What Is Levene’s Test for Equality of Variances?

Levene’s test is a statistical test that checks whether two or more groups have equal variances. It answers a simple question: is the spread of data in each group roughly the same, or is one group much more variable than another? This matters because many common statistical methods, including t-tests and ANOVA, assume that group variances are equal. Running Levene’s test first tells you whether that assumption holds.

Why Equal Variances Matter

Many statistical tests compare group means. A t-test might compare average test scores between two classrooms, and an ANOVA might compare blood pressure across three treatment groups. These tests assume that even if the group averages differ, the spread of values within each group is similar. This property is called homogeneity of variances (or homoscedasticity).

When variances are unequal, the p-values from a standard t-test or ANOVA can be misleading. You might conclude there’s a real difference between groups when there isn’t one, or miss a difference that’s actually there. Levene’s test gives you a way to check this assumption before running your main analysis, so you can adjust your approach if needed.

How the Test Works

The core idea behind Levene’s test is straightforward. For each data point, the test calculates how far that point falls from the center of its group. It then runs what is essentially a one-way ANOVA on those distances. If one group’s data points tend to be farther from their group center than another group’s, the variances are likely unequal.

The test produces an F statistic with degrees of freedom based on the number of groups and the total sample size. You compare this F value to an F distribution to get a p-value. The hypotheses are:

  • Null hypothesis: All groups have equal variances.
  • Alternative hypothesis: At least one group has a variance different from the others.

Interpreting the Results

The output of Levene’s test gives you an F statistic, degrees of freedom, and a p-value. If the p-value is above your significance threshold (typically 0.05), you fail to reject the null hypothesis, meaning there’s no strong evidence that the variances differ. You can proceed with your planned t-test or ANOVA as usual.

If the p-value is below 0.05, the test is flagging that group variances are significantly different. In that case, you’d switch to a method that doesn’t assume equal variances. For a two-sample comparison, that means using Welch’s t-test instead of Student’s t-test. For an ANOVA, you could use Welch’s ANOVA or the Brown-Forsythe F-test.

A typical way to report the result in academic writing looks like this: “A Levene’s test indicated that the variances were homogeneous, F(1, 14) = 0.47, p = .506.” The numbers in parentheses are the degrees of freedom, followed by the F value and p-value.

Three Versions of the Test

Levene’s original test measures each data point’s distance from its group mean. But there are two common variations that use different measures of center, and the choice matters depending on your data’s shape.

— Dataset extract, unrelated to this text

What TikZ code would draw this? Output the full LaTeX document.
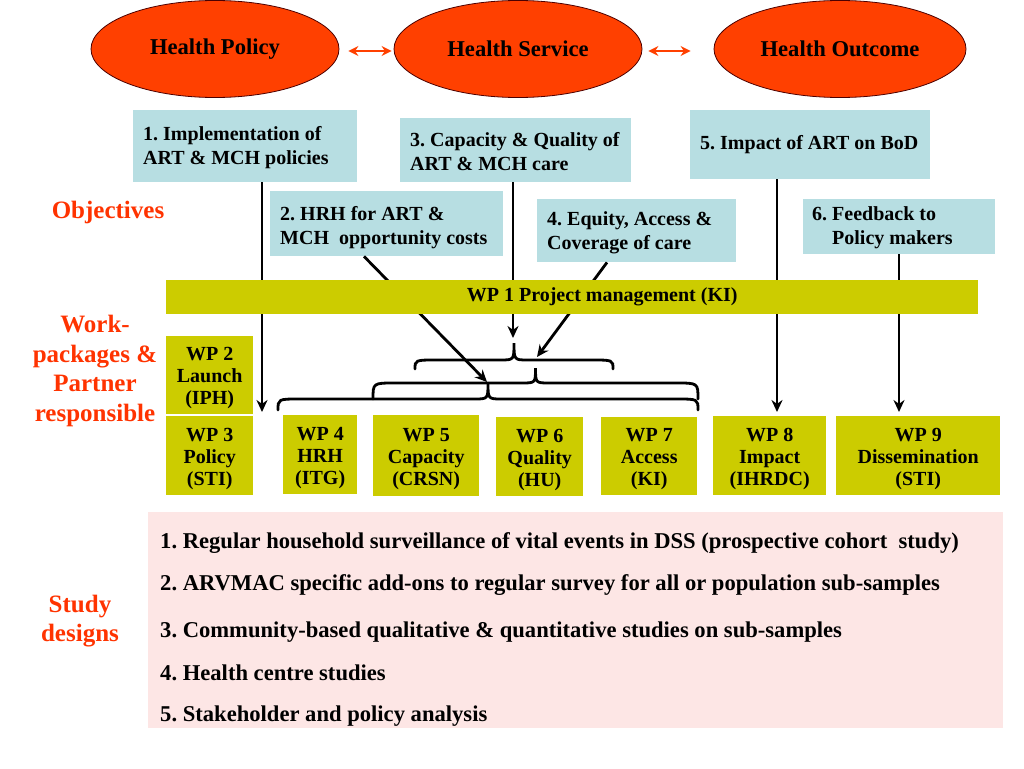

  • Mean-based (original Levene’s): Uses each group’s mean as the center point. Works well when your data are approximately normally distributed.
  • Median-based (Brown-Forsythe): Uses each group’s median instead. This version is more robust when data are skewed or have heavy tails, because the median is less affected by extreme values.
  • Trimmed mean-based: Uses a 10% trimmed mean, which drops the highest and lowest 10% of values before averaging. This offers a middle ground between the mean and median approaches.

Most statistical software defaults to either the mean-based or median-based version. SPSS uses the mean-based version by default, while R’s leveneTest() function in the car package defaults to the median. If you’re unsure which to pick and your data might not be perfectly normal, the median-based version is the safer choice.

Levene’s Test vs. Bartlett’s Test

Bartlett’s test checks the same thing as Levene’s test: whether group variances are equal. The key difference is sensitivity to non-normal data. Bartlett’s test performs well when your data are truly normally distributed, but it falls apart quickly when they’re not. Simulation studies show that with skewed distributions, Bartlett’s test produces false positive rates near 10% across most sample sizes, meaning it incorrectly flags variance differences about twice as often as it should at a 5% significance level.

Levene’s test is far more forgiving. Even with skewed or heavy-tailed data, its error rates stay closer to the expected level, around 6% at high sample sizes. This robustness is the main reason Levene’s test has become the default choice in most applied research. If you know your data are normally distributed, Bartlett’s test is a valid (and slightly more powerful) option. If there’s any doubt about normality, Levene’s test is the better pick.

When to Use Levene’s Test

You’ll most commonly run Levene’s test as a preliminary step before an independent-samples t-test or a one-way ANOVA. It’s appropriate whenever you’re comparing a continuous outcome across two or more independent groups and your planned analysis assumes equal variances.

There are a few situations where you can skip it. If you’re already planning to use Welch’s t-test or Welch’s ANOVA, those methods don’t assume equal variances, so testing for it is unnecessary. Some statisticians argue you should always use Welch’s versions by default and skip the preliminary test altogether, since the Welch correction has minimal cost when variances happen to be equal but protects you when they’re not.

Levene’s test also requires that observations within each group are independent of one another. It does not require perfectly normal data (especially the median-based version), but it does assume that each data point is a separate, unrelated measurement. Repeated measures from the same participants, for example, would violate this assumption.